Inconsistent grading disappoints dual-enrollment students

Photo by Heather Middleton

Photo by Heather Middleton

By Johnny Jackson


Stockbridge High School senior, Candace Swords, said she has worked long, hard hours to prepare herself for the college experience.

Swords increased the rigor of her studies early in her high school career by taking Advanced Placement classes, and engaging in dual-enrollment studies at Clayton State University. However, the student's best-laid plans were dashed, when she learned she would not get full credit for her high marks in the state's dual-enrollment program.

The graduating senior said her letdown stemmed from her school's method of converting her high grades.

State officials acknowledge Swords is not alone in her complaints.

"We've had several calls this year about this issue ... about grade conversions," said Gary Mealer, transition career partnership coordinator with the Georgia Department of Education.

Mealer said thousands of students statewide take advantage of dual-enrollment programs at technical colleges, and senior colleges. Some 5,110 students, using the Hope Grant, were in dual enrollment in 2010. And an estimated 2,500 students filled more than 7,000 Accel Program spots in the state's public colleges in 2010.

Mealer said many dual-enrollment students, like Swords, learn late that their grade conversions are not governed directly by the colleges they attend, but by the school systems, and high schools, in which they are enrolled.

While the grades Swords earned at Clayton State were computed on a four-point scale, those same grades were computed differently at Stockbridge High School. She said they were computed on a 100-point scale.

The Stockbridge senior said many public colleges only offer letter grades, each counting one point on a four-point scale. Swords said converting those grades onto the traditional high school 100-point scale, is challenging. She explained that, while the difference between an "A" and a "B" is one point in college (between a 4.0 and a 3.0), that difference at the high school level is 10 points (between a 100 and a 90).

Swords believes she "unfairly" received 95 percent credit for her A-worthy academic performance in dual-enrollment classes at Clayton State University.
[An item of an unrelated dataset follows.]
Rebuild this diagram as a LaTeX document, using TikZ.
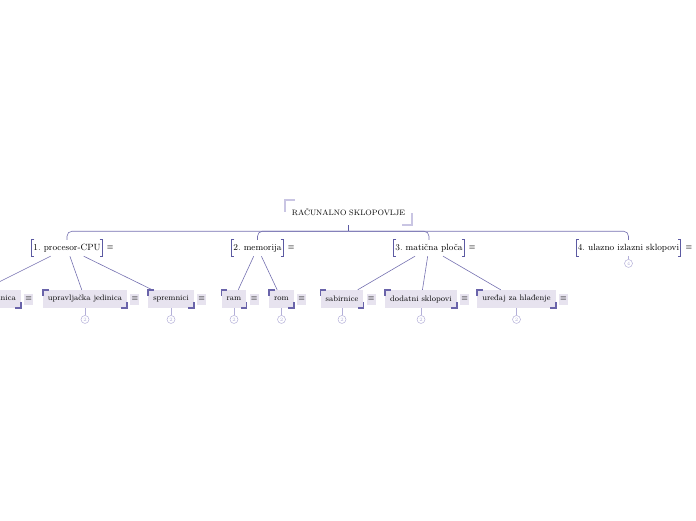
\documentclass[tikz,border=0pt]{standalone}
\usepackage{fontspec}
\usepackage{tikz}
\usetikzlibrary{positioning}
\definecolor{link}{HTML}{7470B0}
\definecolor{bracket}{HTML}{5C5AA2}
\definecolor{leaffill}{HTML}{E7E3EF}
\definecolor{corner}{HTML}{6A64AA}
\definecolor{pale}{HTML}{C9C5E3}
\definecolor{badge}{HTML}{B3AFD8}
\frenchspacing

\begin{document}
\begin{tikzpicture}[x=1pt, y=-1pt,
  root/.style={minimum width=127pt, minimum height=25pt, inner sep=0pt, font=\fontsize{7.8}{9}\selectfont},
  topic/.style={minimum height=16pt, inner xsep=1.5pt, inner ysep=0pt, font=\fontsize{9}{10}\selectfont},
  leaf/.style={fill=leaffill, minimum height=18pt, inner xsep=5pt, inner ysep=0pt, font=\fontsize{8}{9}\selectfont},
  menu/.style={inner sep=1pt, font=\fontsize{8}{9}\selectfont},
  leafmenu/.style={menu, fill=leaffill, minimum width=9pt, minimum height=11pt},
  count/.style={circle, draw=badge, line width=.5pt, minimum size=8pt, inner sep=0pt, text=badge, font=\fontsize{5}{5}\selectfont},
  line/.style={link, line width=.6pt}]
  \useasboundingbox (0,0) rectangle (696,520);
  \clip (0,0) rectangle (696,520);

  % central topic
  \node[root] (root) at (348.5,212.5) {RAČUNALNO SKLOPOVLJE};
  \draw[pale, line width=1.5pt] ([xshift=10pt]root.north west) -| ([yshift=-12pt]root.north west);
  \draw[pale, line width=1.5pt] ([yshift=12pt]root.south east) |- ([xshift=-10pt]root.south east);

  % main branches
  \node[topic] (cpu) at (67,248) {1. procesor-CPU};
  \node[topic] (mem) at (257.5,248) {2. memorija};
  \node[topic] (mb) at (429,248) {3. matična ploča};
  \node[topic] (io) at (628.5,248) {4. ulazno izlazni sklopovi};

  % sub topics
  \node[leaf, anchor=east] (alu) at (21,299) {aritmetičko-logička jedinica};
  \node[leaf] (cu) at (85,299) {upravljačka jedinica};
  \node[leaf] (reg) at (171,299) {spremnici};
  \node[leaf] (ram) at (234,299) {ram};
  \node[leaf] (rom) at (281.5,299) {rom};
  \node[leaf] (bus) at (342,299) {sabirnice};
  \node[leaf] (ext) at (421,299) {dodatni sklopovi};
  \node[leaf] (cool) at (516.5,299) {uređaj za hlađenje};

  % root links
  \coordinate (hub) at ([yshift=-6pt]root.south);
  \draw[bracket, line width=1pt] (root.south) -- (hub);
  \foreach \n in {cpu,mem,mb,io}
    \draw[line, rounded corners=5pt] (hub) -| (\n.north);

  % brackets and menus of main branches
  \foreach \n in {cpu,mem,mb,io} {
    \draw[bracket, line width=.8pt] ([xshift=2.5pt]\n.north west) -| (\n.south west) -- ++(2.5pt,0);
    \draw[bracket, line width=.8pt] ([xshift=-2.5pt]\n.north east) -| (\n.south east) -- ++(-2.5pt,0);
    \node[menu, right=3.5pt of \n] (\n-m) {$\equiv$};
  }
  \node[count, below=3pt of io] (io-c) {4};
  \draw[badge, line width=.5pt] (io) -- (io-c);

  % branch links
  \draw[line] (cpu) -- (alu);
  \draw[line] (cpu) -- (cu);
  \draw[line] (cpu) -- (reg);
  \draw[line] (mem) -- (ram);
  \draw[line] (mem) -- (rom);
  \draw[line] (mb) -- (bus);
  \draw[line] (mb) -- (ext);
  \draw[line] (mb) -- (cool);

  % corners and menus of sub topics
  \foreach \n in {alu,cu,reg,ram,rom,bus,ext,cool} {
    \draw[corner, line width=1.6pt] ([yshift=-6pt]\n.north west) |- ([xshift=6pt]\n.north west);
    \draw[corner, line width=1.6pt] ([yshift=6pt]\n.south east) |- ([xshift=-6pt]\n.south east);
    \node[leafmenu, right=3pt of \n] (\n-m) {$\equiv$};
  }
  \foreach \n in {cu,reg,ram,rom,bus,ext,cool} {
    \node[count, below=7pt of \n] (\n-c) {2};
    \draw[badge, line width=.5pt] (\n) -- (\n-c);
  }
\end{tikzpicture}
\end{document}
Students at other schools, taking the same dual-enrollment class, may have gotten more credit because their schools may have given more credit for that "A" performance.
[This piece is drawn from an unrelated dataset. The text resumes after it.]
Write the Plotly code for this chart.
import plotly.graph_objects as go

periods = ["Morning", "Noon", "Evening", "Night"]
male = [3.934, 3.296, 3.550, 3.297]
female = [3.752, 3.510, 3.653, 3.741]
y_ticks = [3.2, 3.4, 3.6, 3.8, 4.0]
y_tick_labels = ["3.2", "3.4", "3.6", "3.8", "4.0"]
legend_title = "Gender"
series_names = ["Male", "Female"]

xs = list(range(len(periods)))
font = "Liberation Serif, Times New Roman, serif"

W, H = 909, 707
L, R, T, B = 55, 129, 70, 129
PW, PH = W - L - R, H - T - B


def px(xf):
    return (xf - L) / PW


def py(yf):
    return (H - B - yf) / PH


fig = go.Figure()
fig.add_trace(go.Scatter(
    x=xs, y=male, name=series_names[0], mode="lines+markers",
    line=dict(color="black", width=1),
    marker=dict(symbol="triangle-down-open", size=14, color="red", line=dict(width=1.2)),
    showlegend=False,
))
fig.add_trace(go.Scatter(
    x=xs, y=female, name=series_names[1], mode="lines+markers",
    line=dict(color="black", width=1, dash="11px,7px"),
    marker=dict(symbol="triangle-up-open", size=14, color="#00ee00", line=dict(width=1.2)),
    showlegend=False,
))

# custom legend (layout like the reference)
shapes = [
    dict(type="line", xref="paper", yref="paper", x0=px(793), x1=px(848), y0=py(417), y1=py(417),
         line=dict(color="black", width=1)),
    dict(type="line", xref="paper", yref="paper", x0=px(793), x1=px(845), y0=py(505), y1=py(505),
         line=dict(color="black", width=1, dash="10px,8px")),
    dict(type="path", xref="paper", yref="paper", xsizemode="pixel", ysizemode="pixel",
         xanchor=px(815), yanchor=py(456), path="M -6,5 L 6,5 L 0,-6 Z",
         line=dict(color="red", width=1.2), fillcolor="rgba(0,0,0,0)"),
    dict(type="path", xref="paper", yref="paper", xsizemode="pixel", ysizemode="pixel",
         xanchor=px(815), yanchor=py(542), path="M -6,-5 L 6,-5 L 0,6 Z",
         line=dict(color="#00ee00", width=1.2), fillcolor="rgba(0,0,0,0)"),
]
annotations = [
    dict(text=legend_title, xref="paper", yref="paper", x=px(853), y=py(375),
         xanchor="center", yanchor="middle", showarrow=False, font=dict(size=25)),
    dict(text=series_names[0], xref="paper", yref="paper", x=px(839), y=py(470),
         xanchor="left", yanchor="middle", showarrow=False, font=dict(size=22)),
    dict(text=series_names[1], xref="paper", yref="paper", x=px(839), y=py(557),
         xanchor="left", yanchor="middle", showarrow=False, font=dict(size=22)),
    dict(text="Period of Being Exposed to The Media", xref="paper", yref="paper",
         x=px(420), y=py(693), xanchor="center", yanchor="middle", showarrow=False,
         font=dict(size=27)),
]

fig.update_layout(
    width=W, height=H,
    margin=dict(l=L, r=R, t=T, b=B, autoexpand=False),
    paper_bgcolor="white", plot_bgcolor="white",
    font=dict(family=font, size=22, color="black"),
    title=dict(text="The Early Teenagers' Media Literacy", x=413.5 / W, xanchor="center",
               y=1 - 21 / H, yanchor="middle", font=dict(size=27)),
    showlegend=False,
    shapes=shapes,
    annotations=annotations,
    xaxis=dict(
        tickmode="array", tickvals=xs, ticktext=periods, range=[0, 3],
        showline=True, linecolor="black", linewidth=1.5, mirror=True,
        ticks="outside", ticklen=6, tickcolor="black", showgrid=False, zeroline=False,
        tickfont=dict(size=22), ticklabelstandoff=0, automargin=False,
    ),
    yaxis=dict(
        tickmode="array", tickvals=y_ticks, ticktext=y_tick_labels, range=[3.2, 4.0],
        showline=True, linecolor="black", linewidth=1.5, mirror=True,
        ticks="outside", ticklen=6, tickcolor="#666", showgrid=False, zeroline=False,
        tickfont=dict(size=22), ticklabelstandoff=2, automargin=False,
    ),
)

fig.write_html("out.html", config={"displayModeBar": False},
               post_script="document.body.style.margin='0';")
The official grade point average is a cumulative, weighted, numeric average in the Henry County School System, according to Tony Pickett, Henry's executive assistant to the Office of the Superintendent.

"This average is calculated by multiplying the student's weighted final grade by the number of Carnegie Units attempted for the course," Pickett said. "Dual-enrollment scores are weighted only in that they earn more units than traditional high school courses."

Pickett said the Georgia State Board of Education provides guidance on how much credit dual enrollments should receive in credits. Pickett said that post-secondary semester hour credits are converted to high school unit credits as such: one to two semester hours are equal to half (0.5) a high school unit, and three to five semester hours are equal to one high school unit. He added that, when the units are factored in the formula, it causes the grade to count more in the student's cumulative, weighted, numeric average.

While the state offers guidance on the quantity of credit high school dual-enrollment students receive in their college-level courses, the state does not offer direction on the quality of credit those students should receive on their final academic reports and grade-point averages.

"We leave it up to the local [school] systems to determine their grading policies," explained Mealer. "It's up to them to determine what their grades and policies are at the local level."

Mealer said the state only requires that dual-enrollment students earn credit for college-level courses in which they receive a numeric grade of 70 or above, as determined by their school system's grading conversion policy.

"I would advise the parent be sure to know what the grade conversion is going to be at their local school system," he said.

Mealer said guidance counselors are supposed to make dual-enrollment information available to students interested, along with their parents, by April of each year.

"We're trying to make sure these counselors and principals are aware, and are informing the parents about it, and how it can affect them," he added. "We want what's best for our kids -- what's best and what's fair."

Swords said she and her high school counselor have solved her dilemma. The student physically collected numeric grades from each of her college professors, to be directly converted into her grade-point average at high school.